* Given problem
Take the lines from the beginning of the material through the line containing "edgecolor='black', linewidth=1.8)" and retype them exactly, leaving the pictures out.

********************

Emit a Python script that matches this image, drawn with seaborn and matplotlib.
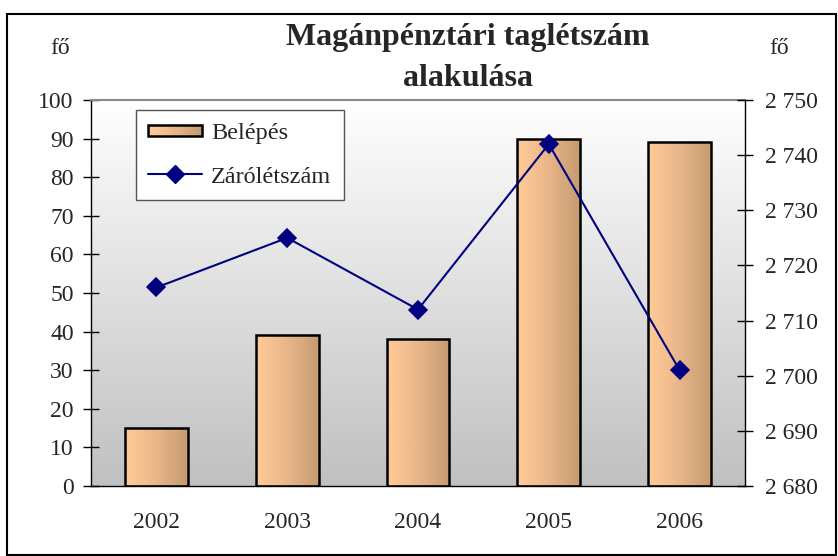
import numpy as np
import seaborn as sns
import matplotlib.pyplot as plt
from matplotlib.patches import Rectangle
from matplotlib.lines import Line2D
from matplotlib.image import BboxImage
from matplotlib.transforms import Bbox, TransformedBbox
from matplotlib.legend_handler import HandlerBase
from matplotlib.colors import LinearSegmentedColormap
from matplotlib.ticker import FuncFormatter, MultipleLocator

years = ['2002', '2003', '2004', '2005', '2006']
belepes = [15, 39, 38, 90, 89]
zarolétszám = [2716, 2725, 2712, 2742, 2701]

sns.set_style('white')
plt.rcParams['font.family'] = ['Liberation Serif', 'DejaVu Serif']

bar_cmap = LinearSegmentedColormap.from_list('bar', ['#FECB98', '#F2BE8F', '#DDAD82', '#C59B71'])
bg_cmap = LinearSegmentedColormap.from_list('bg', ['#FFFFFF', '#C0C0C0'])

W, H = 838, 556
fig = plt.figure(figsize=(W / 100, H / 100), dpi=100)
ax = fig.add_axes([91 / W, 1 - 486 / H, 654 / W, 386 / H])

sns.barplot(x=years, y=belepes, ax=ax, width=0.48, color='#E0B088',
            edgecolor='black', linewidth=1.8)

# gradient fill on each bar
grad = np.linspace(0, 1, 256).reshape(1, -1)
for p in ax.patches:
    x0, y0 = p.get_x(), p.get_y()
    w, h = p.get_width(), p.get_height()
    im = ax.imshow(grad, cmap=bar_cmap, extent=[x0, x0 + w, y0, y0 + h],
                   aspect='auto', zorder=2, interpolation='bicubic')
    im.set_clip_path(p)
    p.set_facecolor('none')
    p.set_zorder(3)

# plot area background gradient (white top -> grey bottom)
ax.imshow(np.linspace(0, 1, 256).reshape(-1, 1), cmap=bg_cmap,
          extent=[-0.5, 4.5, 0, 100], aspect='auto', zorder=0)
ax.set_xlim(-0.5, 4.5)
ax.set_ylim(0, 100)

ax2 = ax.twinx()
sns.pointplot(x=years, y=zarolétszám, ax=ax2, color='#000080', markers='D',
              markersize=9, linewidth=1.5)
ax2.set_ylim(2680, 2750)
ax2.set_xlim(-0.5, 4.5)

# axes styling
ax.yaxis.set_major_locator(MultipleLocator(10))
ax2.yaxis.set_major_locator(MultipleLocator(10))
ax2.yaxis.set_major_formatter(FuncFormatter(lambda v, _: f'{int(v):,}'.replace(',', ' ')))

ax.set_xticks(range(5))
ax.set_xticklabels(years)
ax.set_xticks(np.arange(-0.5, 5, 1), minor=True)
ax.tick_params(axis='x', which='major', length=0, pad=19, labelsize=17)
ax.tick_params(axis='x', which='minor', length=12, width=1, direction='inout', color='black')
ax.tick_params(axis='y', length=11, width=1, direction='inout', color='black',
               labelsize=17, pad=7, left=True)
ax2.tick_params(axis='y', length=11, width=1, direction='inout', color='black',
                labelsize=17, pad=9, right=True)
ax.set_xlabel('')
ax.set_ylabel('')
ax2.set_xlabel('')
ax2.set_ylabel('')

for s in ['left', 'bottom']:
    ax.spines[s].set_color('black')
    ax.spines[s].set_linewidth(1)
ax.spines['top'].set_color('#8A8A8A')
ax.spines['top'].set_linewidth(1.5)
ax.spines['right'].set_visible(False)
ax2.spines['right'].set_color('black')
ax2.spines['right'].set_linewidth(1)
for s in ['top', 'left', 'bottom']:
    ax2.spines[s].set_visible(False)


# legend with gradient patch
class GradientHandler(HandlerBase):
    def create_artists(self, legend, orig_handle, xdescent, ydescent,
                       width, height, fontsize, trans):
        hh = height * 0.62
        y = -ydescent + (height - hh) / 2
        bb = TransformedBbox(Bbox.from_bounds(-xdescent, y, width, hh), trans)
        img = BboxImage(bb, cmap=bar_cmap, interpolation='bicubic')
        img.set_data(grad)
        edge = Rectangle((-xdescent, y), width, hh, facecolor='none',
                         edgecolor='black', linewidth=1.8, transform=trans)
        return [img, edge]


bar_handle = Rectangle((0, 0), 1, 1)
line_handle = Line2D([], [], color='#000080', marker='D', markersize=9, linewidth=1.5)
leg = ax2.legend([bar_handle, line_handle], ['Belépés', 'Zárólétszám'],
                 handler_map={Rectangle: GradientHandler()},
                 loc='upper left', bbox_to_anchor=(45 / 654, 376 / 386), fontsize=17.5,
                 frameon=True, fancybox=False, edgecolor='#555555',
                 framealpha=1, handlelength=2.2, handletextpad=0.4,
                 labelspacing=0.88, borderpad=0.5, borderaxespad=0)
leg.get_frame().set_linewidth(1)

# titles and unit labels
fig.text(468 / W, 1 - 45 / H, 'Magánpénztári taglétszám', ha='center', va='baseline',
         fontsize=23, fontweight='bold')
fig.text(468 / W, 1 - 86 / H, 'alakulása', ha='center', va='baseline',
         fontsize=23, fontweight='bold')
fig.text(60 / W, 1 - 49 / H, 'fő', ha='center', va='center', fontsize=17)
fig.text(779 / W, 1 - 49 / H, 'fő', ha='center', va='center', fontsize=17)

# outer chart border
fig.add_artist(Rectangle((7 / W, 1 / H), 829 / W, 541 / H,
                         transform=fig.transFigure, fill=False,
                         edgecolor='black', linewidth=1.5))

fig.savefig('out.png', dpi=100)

********************

* The output
Emit a Python script that matches this image, drawn with seaborn and matplotlib.
import numpy as np
import seaborn as sns
import matplotlib.pyplot as plt
from matplotlib.patches import Rectangle
from matplotlib.lines import Line2D
from matplotlib.image import BboxImage
from matplotlib.transforms import Bbox, TransformedBbox
from matplotlib.legend_handler import HandlerBase
from matplotlib.colors import LinearSegmentedColormap
from matplotlib.ticker import FuncFormatter, MultipleLocator

years = ['2002', '2003', '2004', '2005', '2006']
belepes = [15, 39, 38, 90, 89]
zarolétszám = [2716, 2725, 2712, 2742, 2701]

sns.set_style('white')
plt.rcParams['font.family'] = ['Liberation Serif', 'DejaVu Serif']

bar_cmap = LinearSegmentedColormap.from_list('bar', ['#FECB98', '#F2BE8F', '#DDAD82', '#C59B71'])
bg_cmap = LinearSegmentedColormap.from_list('bg', ['#FFFFFF', '#C0C0C0'])

W, H = 838, 556
fig = plt.figure(figsize=(W / 100, H / 100), dpi=100)
ax = fig.add_axes([91 / W, 1 - 486 / H, 654 / W, 386 / H])

sns.barplot(x=years, y=belepes, ax=ax, width=0.48, color='#E0B088',
            edgecolor='black', linewidth=1.8)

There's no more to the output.